Students will work with Lyme disease non-profits to conduct research around these issues, write memos with their findings, draft legislative and advocacy pieces surrounding Lyme disease, and assist with educational programs. This project will be great experience for anyone interested in health law, public policy, government, unemployment and disability law, or anyone who wants to make a difference for a very common and misunderstood disease.
- Duration: fall and spring semesters
- Training Requirement: project dependent
- Time Commitment: project dependent
Veterans Assistance Project (VAP) students work with legal service nonprofits, including Swords to Plowshares and Legal Aid of North Carolina, as well as pro bono attorneys, to assist indigent veterans in two specific areas of veterans law: discharge upgrades and Department of Veterans Affairs benefits claims. This is a great opportunity to interact directly with clients. At a minimum, students conduct client interviews and draft memos to their supervising attorney. Students may also sit in on client meetings and help draft legal briefs.
- Duration: Training (fall semester); Casework (fall and spring semesters)
- Training Requirement: ~4 hours (in-person or pre-recorded video)
- Time Commitment: 3-9+ hours/case
Individual Pro Bono Projects are direct placements with non-profit legal service organizations, government agencies, and private firms engaged in pro bono practice. Students in the past have gained experience in a wide variety of pro bono practice areas including arts and intellectual property, domestic violence, and employment law. Students may also create their own individual project to help address an unmet need.
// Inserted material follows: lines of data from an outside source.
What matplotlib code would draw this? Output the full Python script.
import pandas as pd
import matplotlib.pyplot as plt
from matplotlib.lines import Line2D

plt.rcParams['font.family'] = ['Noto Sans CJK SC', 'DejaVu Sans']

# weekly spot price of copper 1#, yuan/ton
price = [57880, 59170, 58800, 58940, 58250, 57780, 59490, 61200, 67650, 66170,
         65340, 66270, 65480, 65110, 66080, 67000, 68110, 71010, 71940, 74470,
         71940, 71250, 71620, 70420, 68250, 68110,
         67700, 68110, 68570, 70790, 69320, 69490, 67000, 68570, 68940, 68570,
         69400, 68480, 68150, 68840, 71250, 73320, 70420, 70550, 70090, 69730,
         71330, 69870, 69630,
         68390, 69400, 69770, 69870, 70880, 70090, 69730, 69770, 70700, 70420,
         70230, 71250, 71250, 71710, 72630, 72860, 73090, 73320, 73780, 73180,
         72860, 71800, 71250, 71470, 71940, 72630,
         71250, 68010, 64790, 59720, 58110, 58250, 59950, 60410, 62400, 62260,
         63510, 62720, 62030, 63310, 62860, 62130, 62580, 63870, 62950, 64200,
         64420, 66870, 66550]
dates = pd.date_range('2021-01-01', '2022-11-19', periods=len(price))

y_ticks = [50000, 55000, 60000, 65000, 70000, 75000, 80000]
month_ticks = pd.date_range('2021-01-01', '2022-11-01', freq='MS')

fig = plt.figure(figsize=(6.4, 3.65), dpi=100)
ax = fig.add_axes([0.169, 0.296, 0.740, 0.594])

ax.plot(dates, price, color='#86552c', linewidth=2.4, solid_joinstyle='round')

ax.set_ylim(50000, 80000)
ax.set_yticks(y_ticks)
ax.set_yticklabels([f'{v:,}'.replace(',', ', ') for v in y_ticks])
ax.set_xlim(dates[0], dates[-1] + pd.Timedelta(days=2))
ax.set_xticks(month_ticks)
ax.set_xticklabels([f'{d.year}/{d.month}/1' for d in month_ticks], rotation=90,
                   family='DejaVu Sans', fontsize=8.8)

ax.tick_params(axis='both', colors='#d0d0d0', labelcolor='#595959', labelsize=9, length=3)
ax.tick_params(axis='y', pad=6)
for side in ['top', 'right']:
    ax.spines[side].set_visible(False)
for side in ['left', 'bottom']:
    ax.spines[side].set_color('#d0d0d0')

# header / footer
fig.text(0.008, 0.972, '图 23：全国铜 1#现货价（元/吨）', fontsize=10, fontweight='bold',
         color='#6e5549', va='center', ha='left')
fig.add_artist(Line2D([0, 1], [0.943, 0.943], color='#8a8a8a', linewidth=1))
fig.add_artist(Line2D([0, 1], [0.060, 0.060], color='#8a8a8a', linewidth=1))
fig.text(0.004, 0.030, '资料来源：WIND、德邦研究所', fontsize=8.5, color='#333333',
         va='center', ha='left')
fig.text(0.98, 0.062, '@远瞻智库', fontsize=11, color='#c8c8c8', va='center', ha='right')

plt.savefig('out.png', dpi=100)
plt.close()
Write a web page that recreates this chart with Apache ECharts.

Semester Break Pro Bono Trips allow Duke Law students to partner with legal services organizations to provide high-impact legal work to underserved areas of North Carolina and across the United States not usually accessible while classes are in session. The Office of Public Interest & Pro Bono organizes trips during the fall and spring semester breaks and provides funding for student participation. Interest meeting dates will be announced at the beginning of each semester along with application information and deadlines. Selected students will be required to attend training prior to the trip.